Don't forget, the teams are named a week or so ahead of the game, and guys get on the radar before then. Reitz was hitting .400 at the beginning of May 1980, and was still at .378 on June 1. He hit .196 in June, but his average was still at .300 on July 1, which is probably when the All-Stars were named.

Reitz was actually famous for this back in the day: He'd hit .300 in April, then do nothing the rest of the year. His career April BA was .314, but around .250 for the other months of the year.
   19. Ziggy: social distancing since 1980 Posted: November 05, 2019 at 04:56 PM (#5898923)
the Cleveland Browns


Another team best forgotten. It's like the name is cursed.
   20. vortex of dissipation Posted: November 05, 2019 at 08:29 PM (#5898953)
I like the fact that the Cardinals have a statue of George Sisler, the best-known player the Browns ever had, at Busch Stadium. It is at least an acknowledgement that the team existed.
   21. salvomania Posted: November 06, 2019 at 10:13 AM (#5899050)
I always thought Gerald Perry was good in my youth, but in the cold light of day, yechh....

He was an outstanding PH for the Cardinals towards the end of his career in 1993-94: In 129 PH plate appearances, he slashed .327/.448/.518, with 24 rbi.

By WAR, those were his two best seasons (0.9 and 0.8) despite getting only 116 and 92 PA, in a career that had three seasons with 500+ PA and another two with 300+ PA.
   22. snapper (history's 42nd greatest monster) Posted: November 06, 2019 at 10:22 AM (#5899053)

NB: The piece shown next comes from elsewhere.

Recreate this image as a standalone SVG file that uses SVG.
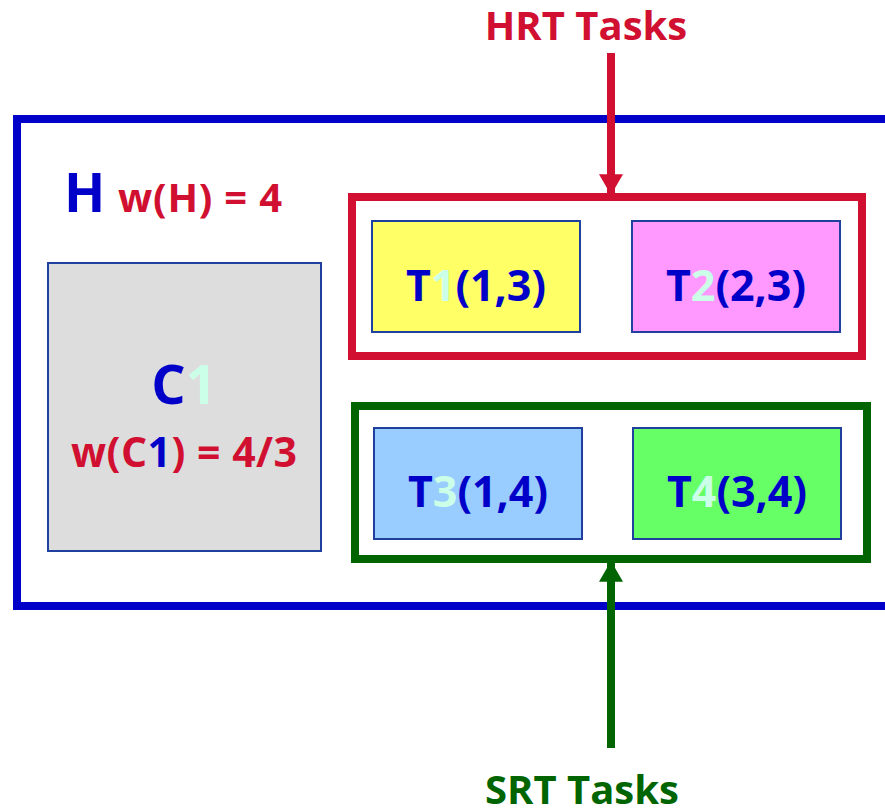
<svg xmlns="http://www.w3.org/2000/svg" width="885" height="809" viewBox="0 0 885 809">
<style>
text{font-family:"Open Sans","Liberation Sans",sans-serif;font-weight:bold;}
.blue{fill:#0000c8}
.red{fill:#d11031}
.green{fill:#006400}
.mint{fill:#ccffe8}
.task{stroke:#2040a0;stroke-width:2}
.tt{font-size:43px;text-anchor:middle}
.lbl{font-size:40px;text-anchor:middle}
</style>
<defs>
<marker id="ahR" markerWidth="2.6" markerHeight="3" refX="2.6" refY="1.5" orient="auto" markerUnits="strokeWidth">
<path d="M0,0 L2.6,1.5 L0,3 z" fill="#d11031"/>
</marker>
<marker id="ahG" markerWidth="2.6" markerHeight="3" refX="2.6" refY="1.5" orient="auto" markerUnits="strokeWidth">
<path d="M0,0 L2.6,1.5 L0,3 z" fill="#006400"/>
</marker>
</defs>
<rect width="885" height="809" fill="#ffffff"/>
<g id="H">
<rect x="17" y="119" width="880" height="487" fill="none" stroke="#0000c8" stroke-width="8"/>
<text x="64" y="212" font-size="54" class="blue">H</text>
<text x="118" y="212" font-size="40" class="red" textLength="164">w(H) = 4</text>
</g>
<g id="C1">
<rect x="48" y="263" width="273" height="288" fill="#dddddd" stroke="#2040a0" stroke-width="2"/>
<text x="184" y="404" font-size="54" text-anchor="middle"><tspan class="blue">C</tspan><tspan class="mint">1</tspan></text>
<text x="184" y="467" font-size="41" text-anchor="middle" class="red" textLength="226">w(C<tspan class="blue">1</tspan>) = 4/3</text>
</g>
<g id="HRT">
<rect x="352" y="197" width="510" height="159" fill="none" stroke="#d11031" stroke-width="8"/>
</g>
<g id="SRT">
<rect x="355" y="406" width="512" height="153" fill="none" stroke="#006400" stroke-width="8"/>
</g>
<g id="T1">
<rect x="372" y="221" width="208" height="111" fill="#ffff66" class="task"/>
<text x="476" y="301" class="tt blue">T<tspan class="mint">1</tspan>(1,3)</text>
</g>
<g id="T2">
<rect x="632" y="221" width="208" height="111" fill="#ff99ff" class="task"/>
<text x="736" y="301" class="tt blue">T<tspan class="mint">2</tspan>(2,3)</text>
</g>
<g id="T3">
<rect x="374" y="428" width="208" height="111" fill="#99ccff" class="task"/>
<text x="478" y="507" class="tt blue">T<tspan class="mint">3</tspan>(1,4)</text>
</g>
<g id="T4">
<rect x="633" y="428" width="208" height="111" fill="#66ff66" class="task"/>
<text x="737" y="507" class="tt blue">T<tspan class="mint">4</tspan>(3,4)</text>
</g>
<g id="HRTlabel">
<text x="586" y="40" class="lbl red">HRT Tasks</text>
</g>
<g id="SRTlabel">
<text x="582" y="804" class="lbl green">SRT Tasks</text>
</g>
<g id="connectors">
<line x1="611" y1="53" x2="611" y2="195" stroke="#d11031" stroke-width="8" marker-end="url(#ahR)"/>
<line x1="611" y1="748" x2="611" y2="561" stroke="#006400" stroke-width="8" marker-end="url(#ahG)"/>
</g>
</svg>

For reasons I cannot explain, I am also fascinated by the Browns. Have read several books about them.


I'm sure you've seen this documentary, but others should check it out.

https://www.youtube.com/watch?v=EC_dpKONlhg

It's also interesting that Baltimore took both Browns.
   23. Karl from NY Posted: November 06, 2019 at 03:32 PM (#5899197)
Well, the 1901-1902 Baltimore Orioles have also been disappeared, so Baltimore is just paying it forward from that treatment.